Poster
Preference Adaptive and Sequential Text-to-Image Generation
Ofir Nabati · Guy Tennenholtz · Chih-wei Hsu · Moonkyung Ryu · Deepak Ramachandran · Yinlam Chow · Xiang Li · Craig Boutilier
East Exhibition Hall A-B #E-2505
We address the problem of interactive text-to-image (T2I) generation, designing a reinforcement learning (RL) agent which iteratively improves a set of generated images for a user through a sequence of prompt expansions. Using human raters, we create a novel dataset of sequential preferences, which we leverage, together with large-scale open-source (non-sequential) datasets. We construct user-preference and user-choice models using an EM strategy and identify varying user preference types. We then leverage a large multimodal language model (LMM) and a value-based RL approach to suggest an adaptive and diverse slate of prompt expansions to the user. Our Preference Adaptive and Sequential Text-to-image Agent (PASTA) extends T2I models with adaptive multi-turn capabilities, fostering collaborative co-creation and addressing uncertainty or underspecification in a user's intent. We evaluate PASTA using human raters, showing significant improvement compared to baseline methods. We also open-source our sequential rater dataset and simulated user-rater interactions to support future research in user-centric multi-turn T2I systems.

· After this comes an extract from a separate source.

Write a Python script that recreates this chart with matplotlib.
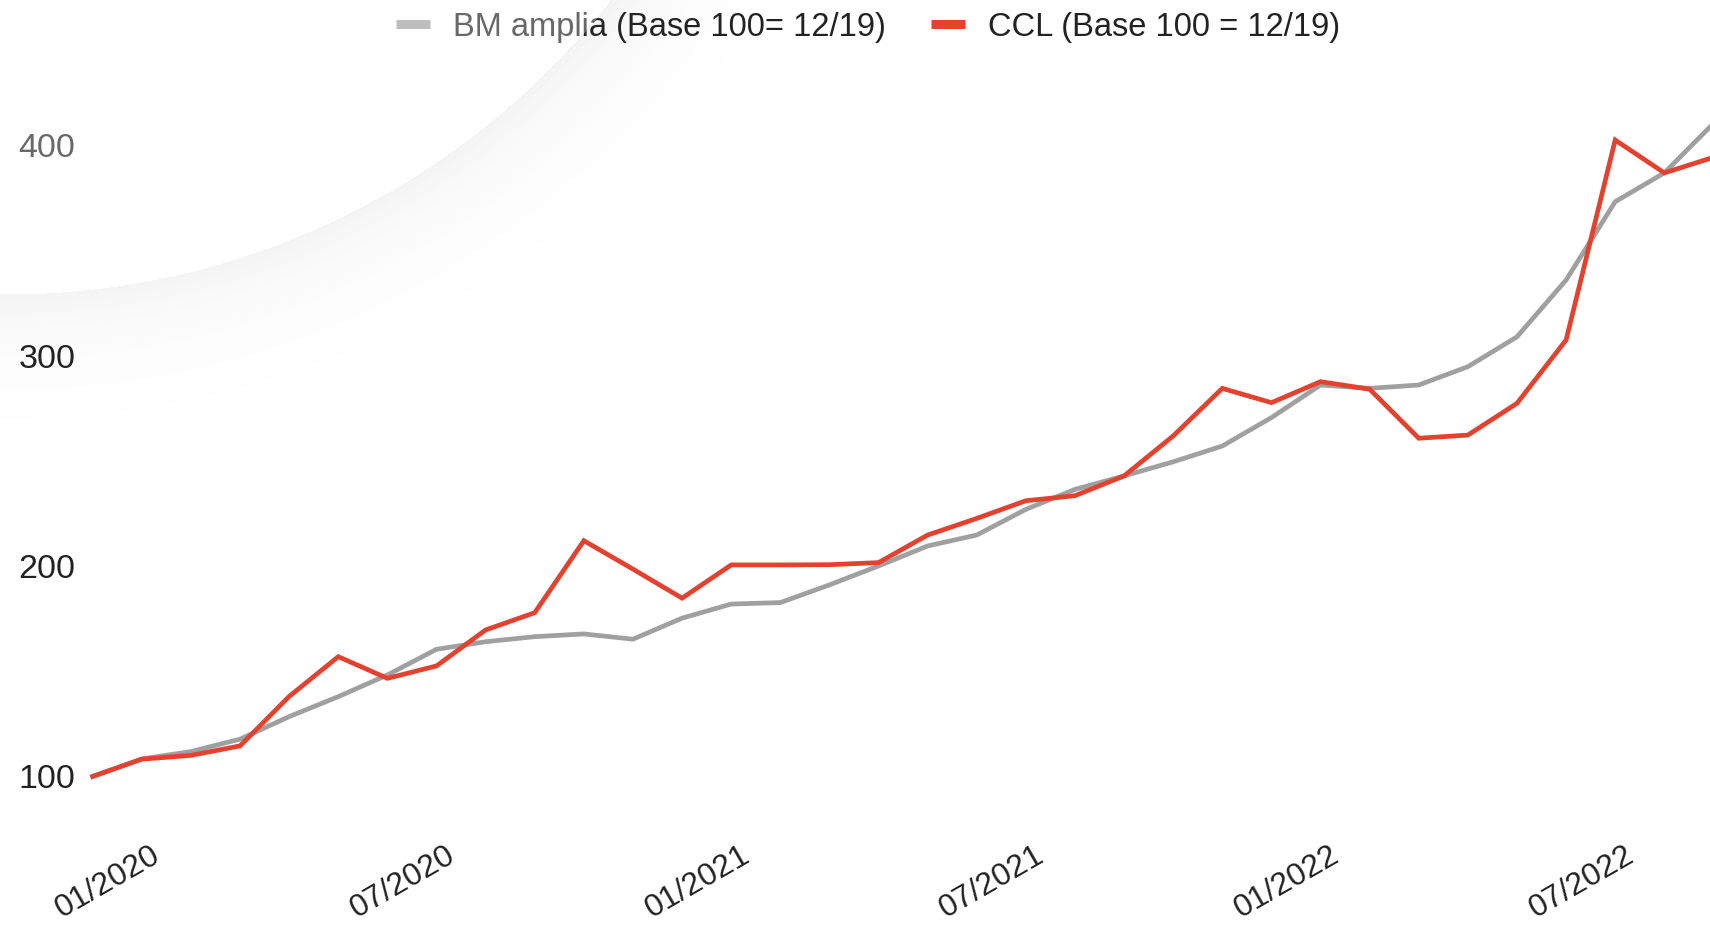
import numpy as np
import matplotlib
matplotlib.use("Agg")
import matplotlib.pyplot as plt
from matplotlib.lines import Line2D
from matplotlib.transforms import ScaledTranslation

plt.rcParams['font.family'] = ['Liberation Sans', 'DejaVu Sans']

# monthly index, base 100 = 12/2019 (12/2019 .. 09/2022)
months = [f"{m:02d}/{y}" for y, m in
          [(2019, 12)] + [(2020 + (i // 12), i % 12 + 1) for i in range(33)]]

bm_amplia = [100, 108.3, 111.8, 117.7, 128.4, 137.9, 148.2, 160.4, 164.0, 166.4,
             167.7, 165.2, 175.2, 181.9, 182.6, 191.0, 200.0, 209.5, 214.7, 226.9,
             236.4, 242.8, 249.5, 257.0, 270.5, 286.0, 284.4, 286.0, 294.7, 308.9,
             335.9, 373.1, 386.8, 410.3]
ccl = [100, 108.2, 110.0, 114.5, 138.0, 156.9, 146.6, 152.5, 169.6, 177.8,
       212.0, 198.5, 184.7, 200.5, 200.5, 200.6, 201.6, 214.7, 222.6, 231.0,
       233.4, 242.8, 261.8, 284.4, 277.6, 287.6, 284.0, 260.7, 262.2, 277.3,
       307.4, 402.4, 386.8, 394.2]

tick_labels = ['01/2020', '07/2020', '01/2021', '07/2021', '01/2022', '07/2022']
y_ticks = [100, 200, 300, 400]

labels = ['BM amplia (Base 100= 12/19)', 'CCL (Base 100 = 12/19)']
gray = '#a0a0a0'
red = '#e5412f'
text_col = '#222222'

x = np.arange(len(months))
tick_pos = [months.index(t) for t in tick_labels]

fig = plt.figure(figsize=(17.1, 9.26), dpi=100)
ax = fig.add_axes([0.0497, 0.1361, 1 - 0.0497, 0.799])
ax.plot(x, bm_amplia, color=gray, lw=3.4, solid_joinstyle='miter', zorder=2)
ax.plot(x, ccl, color=red, lw=3.4, solid_joinstyle='miter', zorder=3)

ax.set_xlim(-0.157, 32.93)
ax.set_ylim(88.8, 440.4)
for s in ax.spines.values():
    s.set_visible(False)
ax.set_yticks(y_ticks)
ax.set_yticklabels([str(v) for v in y_ticks], fontsize=24.5, color=text_col)
ax.set_xticks(tick_pos)
ax.set_xticklabels(tick_labels, fontsize=23, color=text_col, rotation=30,
                   ha='right', va='top', rotation_mode='anchor')
ax.tick_params(axis='y', length=0, pad=7)
ax.tick_params(axis='x', length=0, pad=29)
offset = ScaledTranslation(9 / 100, 0, fig.dpi_scale_trans)
for lab in ax.get_xticklabels():
    lab.set_transform(lab.get_transform() + offset)

handles = [Line2D([], [], color=gray, lw=6.5, solid_capstyle='butt'),
           Line2D([], [], color=red, lw=6.5, solid_capstyle='butt')]
leg = fig.legend(handles, labels, loc='center', bbox_to_anchor=(0.5076, 0.9708),
                 ncol=2, frameon=False, fontsize=23.5, handlelength=1.05,
                 handletextpad=0.7, columnspacing=1.4)
for t in leg.get_texts():
    t.set_color(text_col)

# decorative slide arc in the upper left (semi-white disc with soft shadow)
H, W = 926, 1710
yy, xx = np.mgrid[0:H, 0:W]
d = np.sqrt((xx - 6.5) ** 2 + (yy + 474) ** 2)
r = 768
overlay = np.zeros((H, W, 4))
inside = d < r
overlay[inside] = [1, 1, 1, 0.32]
shade = 0.065 * np.exp(-(d - r) / 45)
overlay[~inside, 0:3] = 0.35
overlay[~inside, 3] = shade[~inside]
bg = fig.add_axes([0, 0, 1, 1], zorder=10)
bg.imshow(overlay, extent=(0, W, H, 0), aspect='auto', interpolation='bilinear')
bg.set_xlim(0, W)
bg.set_ylim(H, 0)
bg.set_axis_off()
bg.patch.set_alpha(0)

fig.savefig('out.png', dpi=100, facecolor='white')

Have you ever tried to create an image using AI from a text description, only for the result to not quite match what you had in mind? It's often difficult to perfectly convey complex or evolving artistic visions with a single instruction, leading to a frustrating trial-and-error process.We've developed an AI assistant called PASTA that learns your preferences through a more conversational approach to image generation. Instead of just one attempt, PASTA shows you several image options based on your initial idea. You then pick the images you like best, and PASTA uses this feedback to refine its suggestions over several turns, guiding the image generation closer to your desired outcome. To build this, we collected new data on how people make these sequential choices and even created simulated users to help train our AI.This research makes image generation with AI a more collaborative and intuitive experience. It allows users to better express their specific ideas, helping them bring complex or abstract visions to life more effectively. Ultimately, this work aims to make AI image generation tools more satisfying and better aligned with individual user intent, and we're sharing our data to help other researchers build even more advanced creative AI.